SET EXERCISE: Reproduce this listing in full.

SUPPLIED DATA:
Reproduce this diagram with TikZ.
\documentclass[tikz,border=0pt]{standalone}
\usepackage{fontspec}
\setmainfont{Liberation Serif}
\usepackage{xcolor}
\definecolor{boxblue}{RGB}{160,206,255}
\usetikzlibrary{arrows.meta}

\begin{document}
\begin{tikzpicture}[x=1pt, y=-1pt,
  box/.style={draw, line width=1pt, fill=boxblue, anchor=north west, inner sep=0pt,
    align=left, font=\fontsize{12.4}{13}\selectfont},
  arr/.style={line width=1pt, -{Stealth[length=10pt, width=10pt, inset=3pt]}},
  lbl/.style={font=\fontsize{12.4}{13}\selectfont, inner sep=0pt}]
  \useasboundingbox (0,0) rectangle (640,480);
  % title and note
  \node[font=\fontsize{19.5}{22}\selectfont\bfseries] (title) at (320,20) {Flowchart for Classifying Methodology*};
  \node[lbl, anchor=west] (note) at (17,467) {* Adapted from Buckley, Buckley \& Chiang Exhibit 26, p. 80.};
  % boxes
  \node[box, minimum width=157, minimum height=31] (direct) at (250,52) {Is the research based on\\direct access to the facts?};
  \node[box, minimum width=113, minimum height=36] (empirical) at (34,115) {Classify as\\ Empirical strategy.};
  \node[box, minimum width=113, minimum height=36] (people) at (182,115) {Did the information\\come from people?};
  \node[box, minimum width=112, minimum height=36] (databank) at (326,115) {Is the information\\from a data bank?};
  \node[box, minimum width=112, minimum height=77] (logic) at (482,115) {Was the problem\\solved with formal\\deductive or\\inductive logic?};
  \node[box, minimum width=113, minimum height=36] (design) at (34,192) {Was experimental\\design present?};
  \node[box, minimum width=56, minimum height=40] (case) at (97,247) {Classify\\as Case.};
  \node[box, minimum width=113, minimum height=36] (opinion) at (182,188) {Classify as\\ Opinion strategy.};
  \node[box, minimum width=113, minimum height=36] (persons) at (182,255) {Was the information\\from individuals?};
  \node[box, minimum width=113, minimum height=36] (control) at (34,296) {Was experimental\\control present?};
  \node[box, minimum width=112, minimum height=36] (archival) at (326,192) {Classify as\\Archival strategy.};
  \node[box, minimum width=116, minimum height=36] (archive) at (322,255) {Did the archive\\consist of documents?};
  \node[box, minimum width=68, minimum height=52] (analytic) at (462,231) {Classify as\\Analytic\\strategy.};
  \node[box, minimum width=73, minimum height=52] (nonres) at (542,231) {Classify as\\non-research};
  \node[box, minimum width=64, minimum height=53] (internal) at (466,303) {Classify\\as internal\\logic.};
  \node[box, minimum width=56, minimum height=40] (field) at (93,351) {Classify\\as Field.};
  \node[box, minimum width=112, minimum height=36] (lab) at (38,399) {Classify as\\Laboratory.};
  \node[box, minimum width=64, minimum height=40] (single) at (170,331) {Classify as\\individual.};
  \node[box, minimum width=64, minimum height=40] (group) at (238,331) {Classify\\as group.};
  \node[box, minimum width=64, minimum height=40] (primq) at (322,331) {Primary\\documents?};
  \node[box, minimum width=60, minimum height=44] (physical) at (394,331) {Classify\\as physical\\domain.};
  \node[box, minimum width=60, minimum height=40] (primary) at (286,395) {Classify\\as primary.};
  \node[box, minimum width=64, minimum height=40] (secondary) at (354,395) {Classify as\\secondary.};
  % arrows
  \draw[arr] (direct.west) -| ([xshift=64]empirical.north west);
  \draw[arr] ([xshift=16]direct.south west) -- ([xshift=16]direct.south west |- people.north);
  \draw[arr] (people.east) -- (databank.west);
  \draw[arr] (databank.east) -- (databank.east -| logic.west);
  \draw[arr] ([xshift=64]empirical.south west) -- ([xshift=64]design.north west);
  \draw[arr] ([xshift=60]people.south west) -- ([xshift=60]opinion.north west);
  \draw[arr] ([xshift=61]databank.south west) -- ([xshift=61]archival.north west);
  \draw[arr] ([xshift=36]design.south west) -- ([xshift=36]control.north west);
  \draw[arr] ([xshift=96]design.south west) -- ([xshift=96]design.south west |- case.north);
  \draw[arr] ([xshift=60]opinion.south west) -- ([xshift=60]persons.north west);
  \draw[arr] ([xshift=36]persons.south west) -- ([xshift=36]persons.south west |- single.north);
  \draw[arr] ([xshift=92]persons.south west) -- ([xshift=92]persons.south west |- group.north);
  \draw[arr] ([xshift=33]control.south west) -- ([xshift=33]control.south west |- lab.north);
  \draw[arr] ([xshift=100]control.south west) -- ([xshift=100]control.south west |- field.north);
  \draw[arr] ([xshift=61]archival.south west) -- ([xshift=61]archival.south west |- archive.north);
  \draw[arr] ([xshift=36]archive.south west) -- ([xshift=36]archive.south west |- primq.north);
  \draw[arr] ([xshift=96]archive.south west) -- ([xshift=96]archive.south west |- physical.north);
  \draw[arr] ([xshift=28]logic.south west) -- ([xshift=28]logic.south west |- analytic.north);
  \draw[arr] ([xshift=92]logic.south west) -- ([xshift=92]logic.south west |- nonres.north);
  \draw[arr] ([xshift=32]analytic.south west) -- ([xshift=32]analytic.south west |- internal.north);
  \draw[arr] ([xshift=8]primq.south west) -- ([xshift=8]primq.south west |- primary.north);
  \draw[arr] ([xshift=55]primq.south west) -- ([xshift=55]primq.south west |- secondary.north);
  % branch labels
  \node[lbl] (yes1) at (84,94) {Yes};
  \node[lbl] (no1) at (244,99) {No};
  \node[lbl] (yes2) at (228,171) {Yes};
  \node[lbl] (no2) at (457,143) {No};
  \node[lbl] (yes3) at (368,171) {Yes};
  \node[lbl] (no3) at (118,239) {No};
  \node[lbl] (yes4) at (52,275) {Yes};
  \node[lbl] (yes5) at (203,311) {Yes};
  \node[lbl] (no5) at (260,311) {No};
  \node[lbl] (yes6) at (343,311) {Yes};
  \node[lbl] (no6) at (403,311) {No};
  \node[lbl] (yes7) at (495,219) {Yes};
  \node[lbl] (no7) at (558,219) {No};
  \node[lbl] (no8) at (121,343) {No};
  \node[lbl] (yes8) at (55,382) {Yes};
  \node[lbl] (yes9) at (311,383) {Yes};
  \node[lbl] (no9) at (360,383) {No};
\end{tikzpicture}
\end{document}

SOLUTION BELOW:
Reproduce this diagram with TikZ.
\documentclass[tikz,border=0pt]{standalone}
\usepackage{fontspec}
\setmainfont{Liberation Serif}
\usepackage{xcolor}
\definecolor{boxblue}{RGB}{160,206,255}
\usetikzlibrary{arrows.meta}

\begin{document}
\begin{tikzpicture}[x=1pt, y=-1pt,
  box/.style={draw, line width=1pt, fill=boxblue, anchor=north west, inner sep=0pt,
    align=left, font=\fontsize{12.4}{13}\selectfont},
  arr/.style={line width=1pt, -{Stealth[length=10pt, width=10pt, inset=3pt]}},
  lbl/.style={font=\fontsize{12.4}{13}\selectfont, inner sep=0pt}]
  \useasboundingbox (0,0) rectangle (640,480);
  % title and note
  \node[font=\fontsize{19.5}{22}\selectfont\bfseries] (title) at (320,20) {Flowchart for Classifying Methodology*};
  \node[lbl, anchor=west] (note) at (17,467) {* Adapted from Buckley, Buckley \& Chiang Exhibit 26, p. 80.};
  % boxes
  \node[box, minimum width=157, minimum height=31] (direct) at (250,52) {Is the research based on\\direct access to the facts?};
  \node[box, minimum width=113, minimum height=36] (empirical) at (34,115) {Classify as\\ Empirical strategy.};
  \node[box, minimum width=113, minimum height=36] (people) at (182,115) {Did the information\\come from people?};
  \node[box, minimum width=112, minimum height=36] (databank) at (326,115) {Is the information\\from a data bank?};
  \node[box, minimum width=112, minimum height=77] (logic) at (482,115) {Was the problem\\solved with formal\\deductive or\\inductive logic?};
  \node[box, minimum width=113, minimum height=36] (design) at (34,192) {Was experimental\\design present?};
  \node[box, minimum width=56, minimum height=40] (case) at (97,247) {Classify\\as Case.};
  \node[box, minimum width=113, minimum height=36] (opinion) at (182,188) {Classify as\\ Opinion strategy.};
  \node[box, minimum width=113, minimum height=36] (persons) at (182,255) {Was the information\\from individuals?};
  \node[box, minimum width=113, minimum height=36] (control) at (34,296) {Was experimental\\control present?};
  \node[box, minimum width=112, minimum height=36] (archival) at (326,192) {Classify as\\Archival strategy.};
  \node[box, minimum width=116, minimum height=36] (archive) at (322,255) {Did the archive\\consist of documents?};
  \node[box, minimum width=68, minimum height=52] (analytic) at (462,231) {Classify as\\Analytic\\strategy.};
  \node[box, minimum width=73, minimum height=52] (nonres) at (542,231) {Classify as\\non-research};
  \node[box, minimum width=64, minimum height=53] (internal) at (466,303) {Classify\\as internal\\logic.};
  \node[box, minimum width=56, minimum height=40] (field) at (93,351) {Classify\\as Field.};
  \node[box, minimum width=112, minimum height=36] (lab) at (38,399) {Classify as\\Laboratory.};
  \node[box, minimum width=64, minimum height=40] (single) at (170,331) {Classify as\\individual.};
  \node[box, minimum width=64, minimum height=40] (group) at (238,331) {Classify\\as group.};
  \node[box, minimum width=64, minimum height=40] (primq) at (322,331) {Primary\\documents?};
  \node[box, minimum width=60, minimum height=44] (physical) at (394,331) {Classify\\as physical\\domain.};
  \node[box, minimum width=60, minimum height=40] (primary) at (286,395) {Classify\\as primary.};
  \node[box, minimum width=64, minimum height=40] (secondary) at (354,395) {Classify as\\secondary.};
  % arrows
  \draw[arr] (direct.west) -| ([xshift=64]empirical.north west);
  \draw[arr] ([xshift=16]direct.south west) -- ([xshift=16]direct.south west |- people.north);
  \draw[arr] (people.east) -- (databank.west);
  \draw[arr] (databank.east) -- (databank.east -| logic.west);
  \draw[arr] ([xshift=64]empirical.south west) -- ([xshift=64]design.north west);
  \draw[arr] ([xshift=60]people.south west) -- ([xshift=60]opinion.north west);
  \draw[arr] ([xshift=61]databank.south west) -- ([xshift=61]archival.north west);
  \draw[arr] ([xshift=36]design.south west) -- ([xshift=36]control.north west);
  \draw[arr] ([xshift=96]design.south west) -- ([xshift=96]design.south west |- case.north);
  \draw[arr] ([xshift=60]opinion.south west) -- ([xshift=60]persons.north west);
  \draw[arr] ([xshift=36]persons.south west) -- ([xshift=36]persons.south west |- single.north);
  \draw[arr] ([xshift=92]persons.south west) -- ([xshift=92]persons.south west |- group.north);
  \draw[arr] ([xshift=33]control.south west) -- ([xshift=33]control.south west |- lab.north);
  \draw[arr] ([xshift=100]control.south west) -- ([xshift=100]control.south west |- field.north);
  \draw[arr] ([xshift=61]archival.south west) -- ([xshift=61]archival.south west |- archive.north);
  \draw[arr] ([xshift=36]archive.south west) -- ([xshift=36]archive.south west |- primq.north);
  \draw[arr] ([xshift=96]archive.south west) -- ([xshift=96]archive.south west |- physical.north);
  \draw[arr] ([xshift=28]logic.south west) -- ([xshift=28]logic.south west |- analytic.north);
  \draw[arr] ([xshift=92]logic.south west) -- ([xshift=92]logic.south west |- nonres.north);
  \draw[arr] ([xshift=32]analytic.south west) -- ([xshift=32]analytic.south west |- internal.north);
  \draw[arr] ([xshift=8]primq.south west) -- ([xshift=8]primq.south west |- primary.north);
  \draw[arr] ([xshift=55]primq.south west) -- ([xshift=55]primq.south west |- secondary.north);
  % branch labels
  \node[lbl] (yes1) at (84,94) {Yes};
  \node[lbl] (no1) at (244,99) {No};
  \node[lbl] (yes2) at (228,171) {Yes};
  \node[lbl] (no2) at (457,143) {No};
  \node[lbl] (yes3) at (368,171) {Yes};
  \node[lbl] (no3) at (118,239) {No};
  \node[lbl] (yes4) at (52,275) {Yes};
  \node[lbl] (yes5) at (203,311) {Yes};
  \node[lbl] (no5) at (260,311) {No};
  \node[lbl] (yes6) at (343,311) {Yes};
  \node[lbl] (no6) at (403,311) {No};
  \node[lbl] (yes7) at (495,219) {Yes};
  \node[lbl] (no7) at (558,219) {No};
  \node[lbl] (no8) at (121,343) {No};
  \node[lbl] (yes8) at (55,382) {Yes};
  \node[lbl] (yes9) at (311,383) {Yes};
  \node[lbl] (no9) at (360,383) {No};
\end{tikzpicture}
\end{document}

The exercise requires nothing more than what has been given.